Dialysis patient and kidney failure survivor Tom Fossa addressed members of the Rotary Club of Claremore this week, enlightening them on the severity of CKD (Chronic Kidney Disease) through statistics and his personal story.
“I’m here today because kidney disease has become an epidemic in America, and I want to share some information — especially about kidney failure, which is due to one of two things, diabetes or high blood pressure,” said Fossa, intonations of his native New Jersey dialect still evident. “Approximately eight percent of the population has diabetes, one out of every three adult Americans has high blood pressure, 31 million Americans — one in six adults — have chronic kidney disease, and most don’t even know it.
“I’m a senior citizen, and just when I felt I’d been in this world long enough to relax and enjoy myself, I found our how wrong I was,” he continued. “Two years ago, I went into total kidney failure — another new life experience — I was scared and worried, with the fear that I may not survive — this is when some real serious prayers began.
“Fortunately, I was sent to DaVita Dialysis (Center), where I met some wonderful, caring and helpful people,” he said. They don’t want anyone to face this (disease) alone — they extend support and help to ease every patient’s concerns.”
Since beginning dialysis treatments — three a week at five hours a treatment — Fossa’s health has improved and he has become DaVita’s advocate and patient ambassador, easing new patients minds as they begin their own battles with kidney disease.

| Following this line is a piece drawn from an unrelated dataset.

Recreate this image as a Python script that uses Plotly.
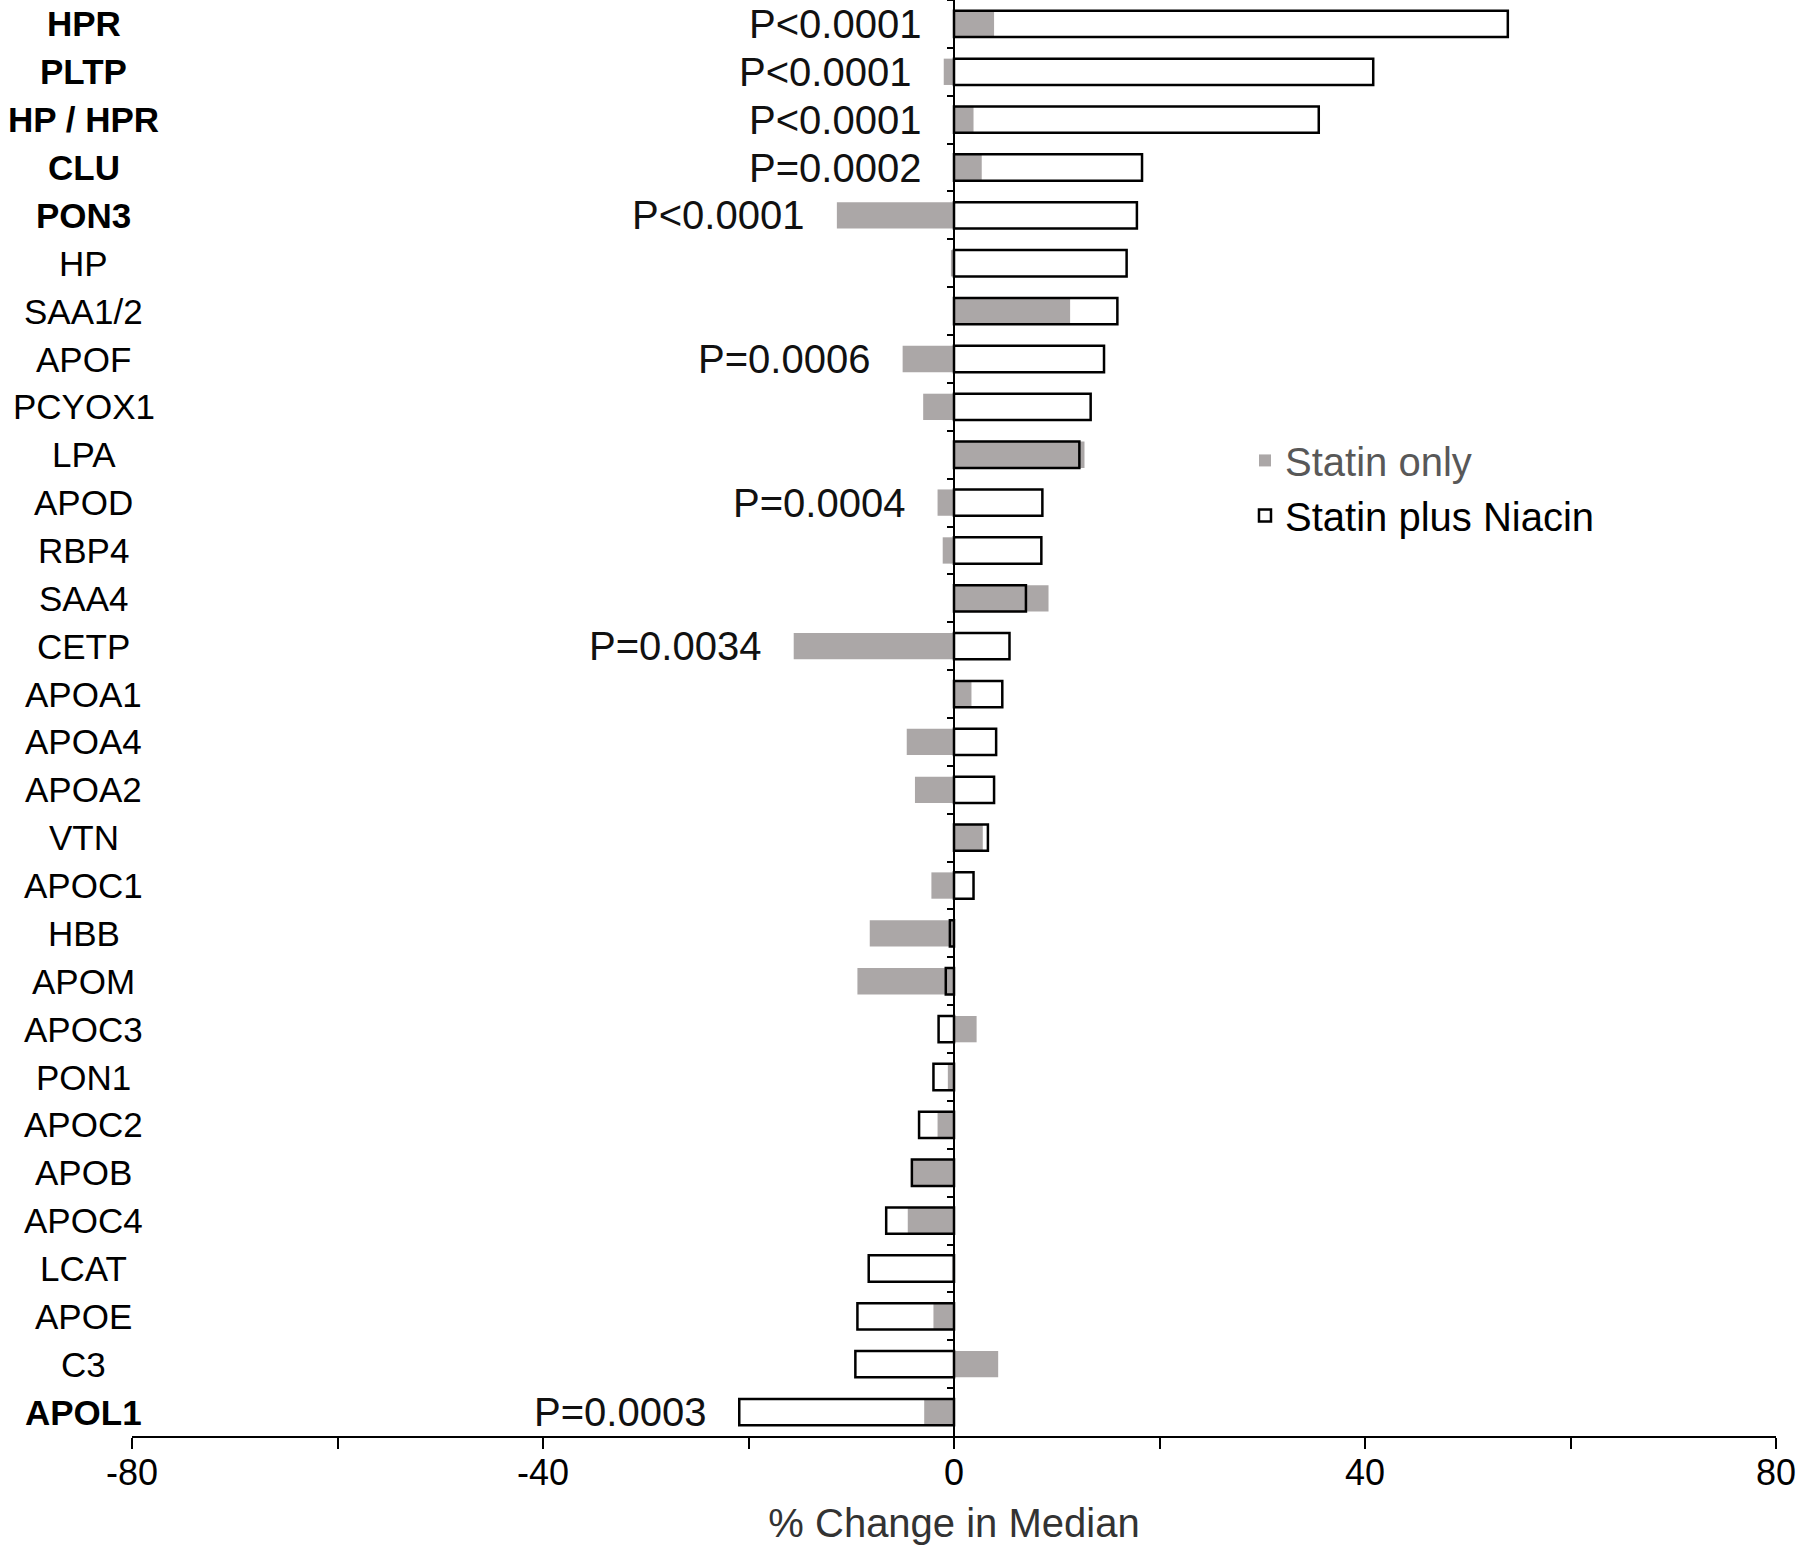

“I meet with all the patients on a one-to-one basis, explaining to them what dialysis treatments are,” he said. “I tell them on their first day of (dialysis) treatments that there was a time when I was in the same spot they’re in — it’s not a pretty picture to be a new patient — you’re scared, worried, and full of questions. My job is to try to ease their minds, to give them comfort. There was a time when I was the guy who refused dialysis treatment in the hospital, until I realized what the alternative (to treatment) is.”
By the time a patient is suffering from kidney failure, dialysis or a kidney transplant are their only “real hopes” for survival, Fossa said, and he “wanted to survive.”
“More than half a million people have ESRD (End Stage Renal Disease), and that number is estimated to double in the next decade,” he said. “Kidney disease is a killer and people need to be aware of it and how to be on the lookout for it.
“Kidney disease preventions include visiting your doctor routinely for checkups, monitor your blood pressure, take your medications as prescribed by your doctor, quit smoking, limit your sodium intake, exercise and stay active,” he said. “I’m not here for sympathy — I just want to help educate everyone on this subject. It can happen to anyone — I know this because it happened to me.”
Fossa concluded his address to the Rotarians with a question and answer session.